The fifth annual Global Exhibitions Day doesn’t look like the others. Usually at this time of year event profs would be celebrating the end of another busy Spring period and hearing almost weekly news of the latest merger or acquisition as the industry continued to go from strength to strength.
The UK exhibitions community would have cheered on friends and colleagues at the Exhibition News Awards and would even now be looking forward to another night (well, day) of celebration at the AEO Awards and a packed summer of industry networking events.
We’d be celebrating GED2020 by sharing photos from the last few months of busy aisles, raucous exhibitor drinks, colleagues in high vis and main stage moments.
Instead, in this live events purgatory we find ourselves in, UFI is asking exhibition professionals to share images and stories of past shows which demonstrate their value to the world. Whether it’s the signing of a big contract, the making of a valuable new connection or the bringing together of a community, this Global Exhibitions Day is all about showing what exhibitions can do.
This day has always been about promoting the value of exhibitions. It’s always been about demonstrating the value of live events to communities, industries, cities and economies. But this is the first GED which has seen the seemingly unstoppable upward trajectory of the exhibition industry falter, due to circumstances far out of its control. This is the first Global Exhibitions Day when the industry is fighting for its very survival.
And, in this unprecedented time, as we pivot to the new normal, how can we make sure we don’t waste this opportunity to come together?
Ever since it launched in 2016, Global Exhibitions Day has been about demonstrating the size and scale of the exhibition industry. Then-UFI President Sergey Alexeev described it as “a day where the exhibition industry celebrates itself and sends a joint message about the importance and the strength of the industry not just in one country but worldwide.”
One of the most important things that the industry can do at this moment in time is demonstrate how indispensable it is to businesses and economies.
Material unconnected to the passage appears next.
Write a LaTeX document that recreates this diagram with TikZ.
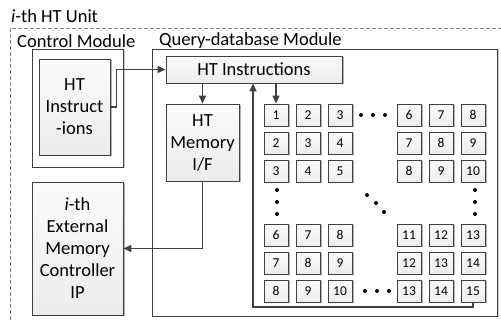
\documentclass[tikz,border=0pt]{standalone}
\usepackage{fontspec}
\setmainfont{Carlito}
\usepackage{tikz}
\usetikzlibrary{arrows.meta, positioning, shadows}
\definecolor{linegray}{HTML}{404040}
\tikzstyle{arrow} = [line width=1.2pt, draw=linegray, -{Triangle[length=8pt,width=7pt]}]

\begin{document}
\begin{tikzpicture}[
    x=1pt, y=-1pt,
    every node/.style={font=\fontsize{18.5}{22}\selectfont},
    module/.style={
        draw=linegray,
        line width=0.8pt,
        fill=white,
        inner sep=0pt,
        drop shadow={shadow xshift=1.5pt, shadow yshift=-1.5pt, fill=gray!40, opacity=1}
    },
    block/.style={
        draw=linegray,
        line width=0.8pt,
        top color=gray!3,
        bottom color=gray!15,
        align=center,
        inner sep=0pt,
        drop shadow={shadow xshift=1.5pt, shadow yshift=-1.5pt, fill=gray!60, opacity=1}
    },
    cell/.style={
        block,
        minimum width=24pt,
        minimum height=22pt,
        font=\fontsize{13.5}{15}\selectfont
    },
    title/.style={anchor=west, inner sep=0pt}
]
\useasboundingbox (0,0) rectangle (501,320);
\clip (0,0) rectangle (501,320);

% Modules
\node[draw=gray, line width=0.8pt, dash pattern=on 4pt off 2pt, minimum width=500pt, minimum height=302pt] (unit) at (260,179) {};
\node[title] (unittitle) at (11,16) {\textit{i}-th HT Unit};
\node[module, minimum width=91pt, minimum height=118pt] (ctrl) at (77.5,108) {};
\node[title] (ctrltitle) at (17,41) {Control Module};
\node[module, minimum width=345pt, minimum height=267pt] (qdm) at (324.5,182.5) {};
\node[title] (qdmtitle) at (159,41) {Query-database Module};

% Blocks
\node[block, minimum width=71pt, minimum height=96pt] (htinL) at (74.5,107) {HT\\Instruct\\-ions};
\node[block, minimum width=176pt, minimum height=27pt] (htin) at (254,69.5) {HT Instructions};
\node[block, minimum width=73pt, minimum height=77pt] (htmem) at (202.5,142.5) {HT\\Memory\\I/F};
\node[block, minimum width=91pt, minimum height=133pt] (emc) at (77.5,248.5) {\textit{i}-th\\External\\Memory\\Controller\\IP};

% Cells
\node[cell] (c11) at (276,115) {1};  \node[cell] (c12) at (308,115) {2};  \node[cell] (c13) at (340,115) {3};
\node[cell] (c14) at (409,115) {6};  \node[cell] (c15) at (441,115) {7};  \node[cell] (c16) at (473,115) {8};
\node[cell] (c21) at (276,143) {2};  \node[cell] (c22) at (308,143) {3};  \node[cell] (c23) at (340,143) {4};
\node[cell] (c24) at (409,143) {7};  \node[cell] (c25) at (441,143) {8};  \node[cell] (c26) at (473,143) {9};
\node[cell] (c31) at (276,171) {3};  \node[cell] (c32) at (308,171) {4};  \node[cell] (c33) at (340,171) {5};
\node[cell] (c34) at (409,171) {8};  \node[cell] (c35) at (441,171) {9};  \node[cell] (c36) at (473,171) {10};
\node[cell] (c41) at (276,235) {6};  \node[cell] (c42) at (308,235) {7};  \node[cell] (c43) at (340,235) {8};
\node[cell] (c44) at (409,235) {11}; \node[cell] (c45) at (441,235) {12}; \node[cell] (c46) at (473,235) {13};
\node[cell] (c51) at (276,263) {7};  \node[cell] (c52) at (308,263) {8};  \node[cell] (c53) at (340,263) {9};
\node[cell] (c54) at (409,263) {12}; \node[cell] (c55) at (441,263) {13}; \node[cell] (c56) at (473,263) {14};
\node[cell] (c61) at (276,291) {8};  \node[cell] (c62) at (308,291) {9};  \node[cell] (c63) at (340,291) {10};
\node[cell] (c64) at (409,291) {13}; \node[cell] (c65) at (441,291) {14}; \node[cell] (c66) at (473,291) {15};

% Dots
\fill (361,115) circle (2pt) (373,115) circle (2pt) (385,115) circle (2pt);
\fill (365,291) circle (2pt) (377,291) circle (2pt) (389,291) circle (2pt);
\fill (277,190) circle (2pt) (277,202) circle (2pt) (277,214) circle (2pt);
\fill (475,190) circle (2pt) (475,202) circle (2pt) (475,214) circle (2pt);
\fill (367,195) circle (2pt) (376,203) circle (2pt) (384,212) circle (2pt);

% Connections
\coordinate (ret) at (253,307);
\draw[arrow] (htinL.east) -- ++(6,0) |- (htin.west);
\draw[arrow] (htmem.north |- htin.south) -- (htmem.north);
\draw[arrow] (htmem.south) |- (emc.east);
\draw[arrow] (c11.north |- htin.south) -- (c11.north);
\draw[arrow] (c66.south) |- (ret) -- (ret |- htin.south);
\end{tikzpicture}
\end{document}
Trade shows shouldn’t just be a luxury for thriving brands, they should be vital for any size and type of business. Equally, hosting exhibitions shouldn’t be a ‘take it or leave it’ choice for a city – these events should be fought over and valued.
As an industry we know our worth, and we’re lucky to have associations that have provided hard data to back that up. Now more than ever it’s vital to communicate that value to our customers and government bodies.
International communication is more important than ever
Different countries around the world have been dealing with the coronavirus pandemic on different time frames, and in the UK we have a chance to learn from our colleagues in countries such China, South Korea and Germany as they begin to restart their events economies.
None of us can know for sure what the first post-COVID-19 trade shows will look like, whether it’s a slow introduction of outside events, extensive social distancing, limited numbers of attendees or any number of possibilities. What we can do is communicate with international event professionals and learn from their challenges and successes.
We have the opportunity to present an informed blueprint of the post-COVID-19 event and can theoretically anticipate many of the challenges if we all come together as a global community with a single goal.
Global Exhibitions Day 2020 will be a chance to see the length, breadth and diversity of the global exhibitions industry and a reminder of the potential of its reach and influence. As events reopen with local and national audiences and a greater awareness of the environmental implications of globalisation, we may even see larger-scale changes to the foundations of our events.
Throughout the turmoil to come in the weeks and months ahead, it’s important to keep in mind the connectedness that we’ll see over the course of today. As a global industry we can be even greater than the sum of our parts and together we can emerge from lockdown stronger and more resilient than ever.